Aide de Camp:

Wagons, Command and Control
Sharpe's Cookbook
and 1809 Intelligence

by John Cook

Sex, Drill and Video Tapes (well, the second two anyway).

I'm very pleased that Keith Webb has found my articles on drill regulations interesting. It's always useful to get some 'feedback'.

Space and time are very important. Without the former, it can be quite impossible to conduct a particular conversion. As for the latter, I recommend that Keith obtains a copy of George Nafziger's Imperial Bayonets, which includes a time and motion study of the principal drill regulations of the major powers. However, although George Nafziger's methodology is an excellent way of demonstrating the respective advantages and disadvantages of a particular set of regulations it is, of course, the counsel of perfection being based on units at or near full strength.
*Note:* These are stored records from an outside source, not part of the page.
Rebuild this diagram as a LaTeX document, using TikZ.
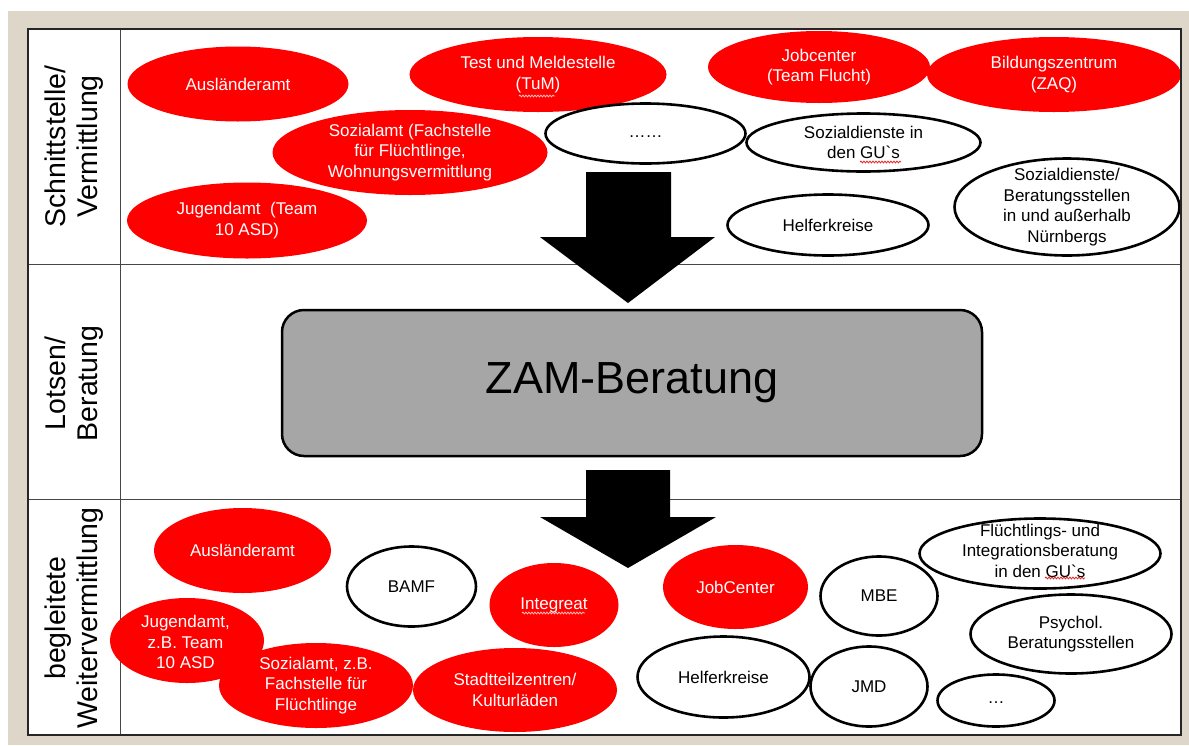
\documentclass[tikz,border=0pt]{standalone}
\usepackage{fontspec}
\setmainfont{Liberation Sans}[Ligatures=TeXOff]
\usetikzlibrary{shapes.geometric,decorations.pathmorphing}
\definecolor{beige}{RGB}{222,214,201}
\definecolor{zamgrey}{RGB}{166,166,166}
\definecolor{gridline}{RGB}{70,70,70}
\definecolor{myred}{RGB}{255,0,0}
\definecolor{squigred}{RGB}{225,40,40}
\definecolor{squiglight}{RGB}{255,190,190}
\begin{document}
\begin{tikzpicture}[x=1pt,y=-1pt,
  redell/.style={ellipse,fill=myred,inner sep=0pt},
  whiteell/.style={ellipse,fill=white,draw=black,line width=2.6pt,inner sep=0pt},
  wtxt/.style={text=white,font=\fontsize{17}{20.5}\selectfont,align=center,inner sep=0pt},
  btxt/.style={text=black,font=\fontsize{17}{20.5}\selectfont,align=center,inner sep=0pt},
  side/.style={rotate=90,font=\fontsize{28.5}{32}\selectfont,align=center,inner sep=0pt},
  zambox/.style={rectangle,rounded corners=22pt,fill=zamgrey,draw=black,line width=2.5pt,
    font=\fontsize{45}{50}\selectfont,inner sep=0pt},
  bigarrow/.style={fill=black},
  grid/.style={draw=gridline,line width=1pt},
  frame/.style={draw=black!85,line width=1.6pt},
  squig/.style={decorate,decoration={snake,amplitude=0.9pt,segment length=3pt},line width=0.8pt}
]
\useasboundingbox (0,0) rectangle (1189,745);
\fill[white] (0,0) rectangle (1189,745);
\fill[beige] (8,11) rectangle (1189,745);
\fill[white] (28,29) rectangle (1181,735);
% grid
\draw[grid] (120,29) -- (120,735);
\draw[grid] (28,264) -- (1181,264);
\draw[grid] (28,499) -- (1181,499);
% side labels
\node[side] (l1) at (74,146.5) {Schnittstelle/\\Vermittlung};
\node[side] (l2) at (74,383.5) {Lotsen/\\Beratung};
\node[side] (l3) at (74,618) {begleitete\\Weitervermittlung};
% top row red
\node[redell,minimum width=221pt,minimum height=75pt] (a1) at (238,84) {};
\node[redell,minimum width=257pt,minimum height=75pt] (a2) at (538,74.5) {};
\node[redell,minimum width=275pt,minimum height=85pt] (a3) at (410,152.5) {};
\node[redell,minimum width=240pt,minimum height=76pt] (a4) at (247,220.5) {};
\node[redell,minimum width=222pt,minimum height=72pt] (a5) at (819,67) {};
\node[redell,minimum width=254pt,minimum height=75pt] (a6) at (1054,74.5) {};
% top row white
\node[whiteell,minimum width=200pt,minimum height=60pt] (b1) at (645.5,133.5) {};
\node[whiteell,minimum width=234pt,minimum height=58pt] (b2) at (863.5,142.5) {};
\node[whiteell,minimum width=225pt,minimum height=97pt] (b3) at (1067,207) {};
\node[whiteell,minimum width=201pt,minimum height=61pt] (b4) at (828,225) {};
% bottom row red
\node[redell,minimum width=177pt,minimum height=85pt] (c1) at (242.5,550.5) {};
\node[redell,minimum width=129pt,minimum height=84pt] (c2) at (554,605) {};
\node[redell,minimum width=154pt,minimum height=85pt] (c3) at (187,640.5) {};
\node[redell,minimum width=194pt,minimum height=85pt] (c4) at (316,685.5) {};
\node[redell,minimum width=204pt,minimum height=84pt] (c5) at (515,690) {};
\node[redell,minimum width=145pt,minimum height=84pt] (c6) at (735.5,587) {};
% bottom row white
\node[whiteell,minimum width=129pt,minimum height=80pt] (d1) at (411.5,586.5) {};
\node[whiteell,minimum width=117pt,minimum height=79pt] (d2) at (879,596) {};
\node[whiteell,minimum width=241pt,minimum height=70pt] (d3) at (1040,553.5) {};
\node[whiteell,minimum width=201pt,minimum height=79pt] (d4) at (1071,634) {};
\node[whiteell,minimum width=172pt,minimum height=81pt] (d5) at (723.5,677) {};
\node[whiteell,minimum width=117pt,minimum height=80pt] (d6) at (869,686.5) {};
\node[whiteell,minimum width=117pt,minimum height=52pt] (d7) at (996,700.5) {};
% arrows
\fill[bigarrow] (586,172) -- (671,172) -- (671,237) -- (715,237) -- (628,303)
  -- (540,237) -- (586,237) -- cycle;
\fill[bigarrow] (586,470) -- (670,470) -- (670,517) -- (716,517) -- (628,568)
  -- (540,517) -- (586,517) -- cycle;
% ZAM box
\node[zambox,minimum width=700pt,minimum height=146pt] (zam) at (632,383) {ZAM-Beratung};
% texts
\node[wtxt] (ta1) at (a1) {Ausländeramt};
\node[wtxt] (ta2) at (a2) {Test und Meldestelle\\(TuM)};
\node[wtxt] (ta3) at (a3) {Sozialamt (Fachstelle\\für Flüchtlinge,\\Wohnungsvermittlung};
\node[wtxt] (ta4) at (a4) {Jugendamt\ \ (Team\\10 ASD)};
\node[wtxt] (ta5) at (a5) {Jobcenter\\(Team Flucht)};
\node[wtxt] (ta6) at (a6) {Bildungszentrum\\(ZAQ)};
\node[btxt] (tb1) at ([yshift=-3pt]b1.center) {……};
\node[btxt] (tb2) at (b2) {Sozialdienste in\\den GU`s};
\node[btxt] (tb3) at (b3) {Sozialdienste/\\Beratungsstellen\\in und außerhalb\\Nürnbergs};
\node[btxt] (tb4) at (b4) {Helferkreise};
\node[wtxt] (tc1) at (c1) {Ausländeramt};
\node[wtxt] (tc2) at (c2) {Integreat};
\node[wtxt] (tc3) at ([xshift=-1.5pt,yshift=-1.5pt]c3.center) {Jugendamt,\\z.B. Team\\10 ASD};
\node[wtxt] (tc4) at (c4) {Sozialamt, z.B.\\Fachstelle für\\Flüchtlinge};
\node[wtxt] (tc5) at (c5) {Stadtteilzentren/\\Kulturläden};
\node[wtxt] (tc6) at (c6) {JobCenter};
\node[btxt] (td1) at (d1) {BAMF};
\node[btxt] (td2) at (d2) {MBE};
\node[btxt] (td3) at ([yshift=3pt]d3.center) {Flüchtlings- und\\Integrationsberatung\\in den GU`s};
\node[btxt] (td4) at (d4) {Psychol.\\Beratungsstellen};
\node[btxt] (td5) at (d5) {Helferkreise};
\node[btxt] (td6) at (d6) {JMD};
\node[btxt] (td7) at ([yshift=-2pt]d7.center) {…};
% spell-check squiggles
\draw[squig,squigred] (860,162) -- (901,162);
\draw[squig,squigred] (1045,578) -- (1085,578);
\draw[squig,squiglight] (519,96) -- (555,96);
\draw[squig,squiglight] (522,613) -- (585,613);
% frame
\draw[frame] (28,29) rectangle (1181,735);
\end{tikzpicture}
\end{document}
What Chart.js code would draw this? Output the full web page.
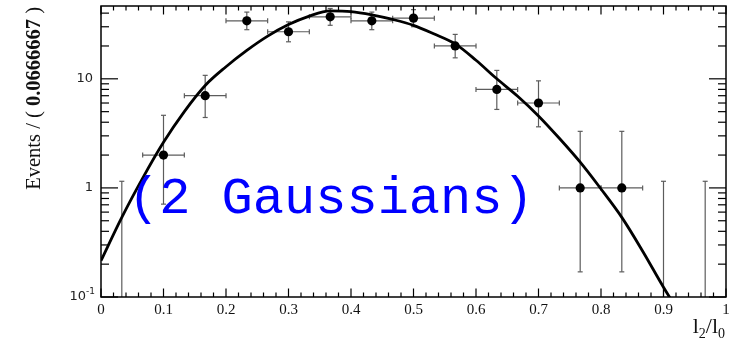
<!DOCTYPE html>
<html>
<head>
<meta charset="utf-8">
<script src="https://cdn.jsdelivr.net/npm/chart.js@4.4.1/dist/chart.umd.min.js"></script>
<style>
  html, body { margin: 0; padding: 0; background: #fff; }
  #wrap { width: 732px; height: 350px; position: relative; }
</style>
</head>
<body>
<div id="wrap"><canvas id="c" width="732" height="350"></canvas></div>
<script>
// Histogram of l2/l0: 15 bins of width 1/15
const binCenters = [0.0333, 0.1, 0.1667, 0.2333, 0.3, 0.3667, 0.4333, 0.5,
                    0.5667, 0.6333, 0.7, 0.7667, 0.8333, 0.9, 0.9667];
const counts     = [0, 2, 7, 34, 27, 37, 34, 36, 20, 8, 6, 1, 1, 0, 0];
// asymmetric Poisson errors (down / up)
const errLow     = [0, 1.29, 2.58, 5.80, 5.16, 6.05, 5.80, 5.97, 4.43, 2.76, 2.37, 0.83, 0.83, 0, 0];
const errHigh    = [1.15, 2.63, 3.76, 6.88, 6.26, 7.13, 6.88, 7.05, 5.54, 3.94, 3.58, 2.30, 2.30, 1.15, 1.15];
const binHalfWidth = 1 / 30;

// fitted double-Gaussian model, sampled along l2/l0
const curveX = [0, 0.0333, 0.0667, 0.1, 0.1333, 0.1667, 0.2, 0.2333, 0.2667, 0.3, 0.3333,
                0.3667, 0.4, 0.4333, 0.4667, 0.5, 0.5333, 0.5667, 0.6, 0.6333, 0.6667,
                0.7, 0.7333, 0.7667, 0.8, 0.8333, 0.8667, 0.9, 0.92];
const curveY = [0.215, 0.537, 1.23, 2.62, 5.01, 8.69, 12.9, 18.2, 24.6, 31.4, 37.6,
                41.9, 41.3, 38.6, 35.0, 30.9, 25.7, 20.9, 14.8, 10.0, 6.92,
                4.57, 2.85, 1.72, 0.977, 0.537, 0.263, 0.123, 0.08];

// axis labelling
const xTickValues = [0, 0.1, 0.2, 0.3, 0.4, 0.5, 0.6, 0.7, 0.8, 0.9, 1];
const xTickLabels = ['0', '0.1', '0.2', '0.3', '0.4', '0.5', '0.6', '0.7', '0.8', '0.9', '1'];
const yTickValues = [0.1, 1, 10];
const yTickBases  = ['10', '1', '10'];
const yTickExps   = ['-1', '', ''];
const yTitleParts = ['Events / ( ', '0.0666667', ' )'];
const annotationText = '(2 Gaussians)';

const xMin = 0, xMax = 1, yMin = 0.1, yMax = 46.5;

const drawFrame = {
  id: 'rootFrame',
  beforeDatasetsDraw(chart) {
    const ctx = chart.ctx, xs = chart.scales.x, ys = chart.scales.y, a = chart.chartArea;
    ctx.save();
    ctx.beginPath();
    ctx.rect(a.left, a.top, a.right - a.left, a.bottom - a.top);
    ctx.clip();
    ctx.strokeStyle = '#5c5c5c';
    ctx.lineWidth = 1.2;
    const cap = 2.5;
    const seg = (x1, y1, x2, y2) => { ctx.beginPath(); ctx.moveTo(x1, y1); ctx.lineTo(x2, y2); ctx.stroke(); };
    binCenters.forEach((xc, i) => {
      const n = counts[i];
      const px = xs.getPixelForValue(xc);
      const lo = n - errLow[i], hi = n + errHigh[i];
      const yTop = ys.getPixelForValue(hi);
      const yBot = lo > 0 ? ys.getPixelForValue(lo) : a.bottom;
      seg(px, yTop, px, yBot);
      seg(px - cap, yTop, px + cap, yTop);
      if (lo > 0) seg(px - cap, yBot, px + cap, yBot);
      if (n > 0) {
        const py = ys.getPixelForValue(n);
        const xl = xs.getPixelForValue(xc - binHalfWidth), xr = xs.getPixelForValue(xc + binHalfWidth);
        seg(xl, py, xr, py);
        seg(xl, py - cap, xl, py + cap);
        seg(xr, py - cap, xr, py + cap);
      }
    });
    ctx.restore();
  },
  afterDatasetsDraw(chart) {
    const ctx = chart.ctx, xs = chart.scales.x, ys = chart.scales.y, a = chart.chartArea;
    ctx.save();
    const seg = (x1, y1, x2, y2) => { ctx.beginPath(); ctx.moveTo(x1, y1); ctx.lineTo(x2, y2); ctx.stroke(); };

    // frame
    ctx.strokeStyle = '#000';
    ctx.lineWidth = 1.5;
    ctx.strokeRect(a.left, a.top, a.right - a.left, a.bottom - a.top);

    // x ticks (bottom and top), 0.02 subdivisions
    ctx.lineWidth = 1.2;
    for (let k = 0; k <= 50; k++) {
      const v = k / 50;
      const px = xs.getPixelForValue(v);
      const len = (k % 5 === 0) ? 8.5 : 4.5;
      seg(px, a.bottom, px, a.bottom - len);
      seg(px, a.top, px, a.top + len);
    }
    // y ticks, log subdivisions (left and right)
    for (let d = 0.1; d < yMax; d *= 10) {
      for (let m = 1; m <= 9; m++) {
        const v = d * m;
        if (v < yMin || v > yMax) continue;
        const py = ys.getPixelForValue(v);
        const len = m === 1 ? 17 : 8;
        seg(a.left, py, a.left + len, py);
        seg(a.right, py, a.right - len, py);
      }
    }

    // x tick labels
    ctx.fillStyle = '#111';
    ctx.font = '15px "Liberation Serif", serif';
    ctx.textAlign = 'center';
    ctx.textBaseline = 'alphabetic';
    xTickValues.forEach((v, i) => {
      ctx.fillText(xTickLabels[i], xs.getPixelForValue(v), 314);
    });

    // y tick labels
    ctx.fillStyle = '#222';
    ctx.textBaseline = 'middle';
    yTickValues.forEach((v, i) => {
      const py = ys.getPixelForValue(v);
      let right = 93;
      if (yTickExps[i]) {
        ctx.font = '9px "DejaVu Sans", sans-serif';
        ctx.textAlign = 'right';
        ctx.fillText(yTickExps[i], right + 2, py - 5);
        right -= ctx.measureText(yTickExps[i]).width - 2;
      }
      ctx.font = '13px "DejaVu Sans", sans-serif';
      ctx.textAlign = 'right';
      ctx.fillText(yTickBases[i], right, py);
    });

    // y title, rotated and aligned to the top of the axis
    const fontsY = ['20.5px "Liberation Serif", serif', 'bold 20.5px "Liberation Serif", serif', '20.5px "Liberation Serif", serif'];
    let total = 0;
    const widths = yTitleParts.map((t, i) => { ctx.font = fontsY[i]; const w = ctx.measureText(t).width; total += w; return w; });
    ctx.save();
    ctx.translate(40, a.top + 1 + total);
    ctx.rotate(-Math.PI / 2);
    ctx.fillStyle = '#111';
    ctx.textAlign = 'left';
    ctx.textBaseline = 'alphabetic';
    let off = 0;
    yTitleParts.forEach((t, i) => { ctx.font = fontsY[i]; ctx.fillText(t, off, 0); off += widths[i]; });
    ctx.restore();

    // x title l2/l0, right-aligned under the axis end
    const main = '22px "Liberation Serif", serif', sub = '14px "Liberation Serif", serif';
    const pieces = [['l', main, 0], ['2', sub, 5], ['/', main, 0], ['l', main, 0], ['0', sub, 5]];
    let wsum = 0;
    pieces.forEach(p => { ctx.font = p[1]; wsum += ctx.measureText(p[0]).width; });
    let xx = 725 - wsum;
    ctx.fillStyle = '#111';
    ctx.textAlign = 'left';
    ctx.textBaseline = 'alphabetic';
    pieces.forEach(p => { ctx.font = p[1]; ctx.fillText(p[0], xx, 333 + p[2]); xx += ctx.measureText(p[0]).width; });

    // model label
    ctx.font = '52px "Liberation Mono", monospace';
    ctx.fillStyle = '#0000ff';
    ctx.textAlign = 'left';
    ctx.fillText(annotationText, 128, 213);
    ctx.restore();
  }
};

const pointData = [];
binCenters.forEach((x, i) => { if (counts[i] > 0) pointData.push({ x: x, y: counts[i] }); });
const curveData = curveX.map((x, i) => ({ x: x, y: curveY[i] }));

new Chart(document.getElementById('c'), {
  type: 'scatter',
  data: {
    datasets: [
      {
        label: 'model',
        data: curveData,
        showLine: true,
        borderColor: '#000',
        borderWidth: 2.8,
        pointRadius: 0,
        cubicInterpolationMode: 'monotone',
        order: 0
      },
      {
        label: 'data',
        data: pointData,
        showLine: false,
        pointRadius: 4.6,
        pointBackgroundColor: '#000',
        pointBorderColor: '#000',
        pointBorderWidth: 0,
        order: 1
      }
    ]
  },
  options: {
    responsive: false,
    devicePixelRatio: 1,
    animation: false,
    layout: { padding: { left: 101, right: 6, top: 6, bottom: 53 } },
    plugins: { legend: { display: false }, tooltip: { enabled: false } },
    scales: {
      x: { type: 'linear', min: xMin, max: xMax, display: false },
      y: { type: 'logarithmic', min: yMin, max: yMax, display: false }
    }
  },
  plugins: [drawFrame]
});
</script>
</body>
</html>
The strength of a unit is a vital factor in determining speed of conversion because the lower the strength, the narrower the frontage of sub-units and the shorter the deploying intervals between them. These will decrease the overall frontage of a battalion in line and length of a battalion in column respectively, with a commensurate reduction in distance over which their sub-units have to march in order to deploy/ploy.

As for the video, tape the 'Trooping the Colour' ceremony. You will see most of the basic evolutions being performed at this ceremony, which gives a good impression of how a Napoleonic battalion sized unit would have looked and moved.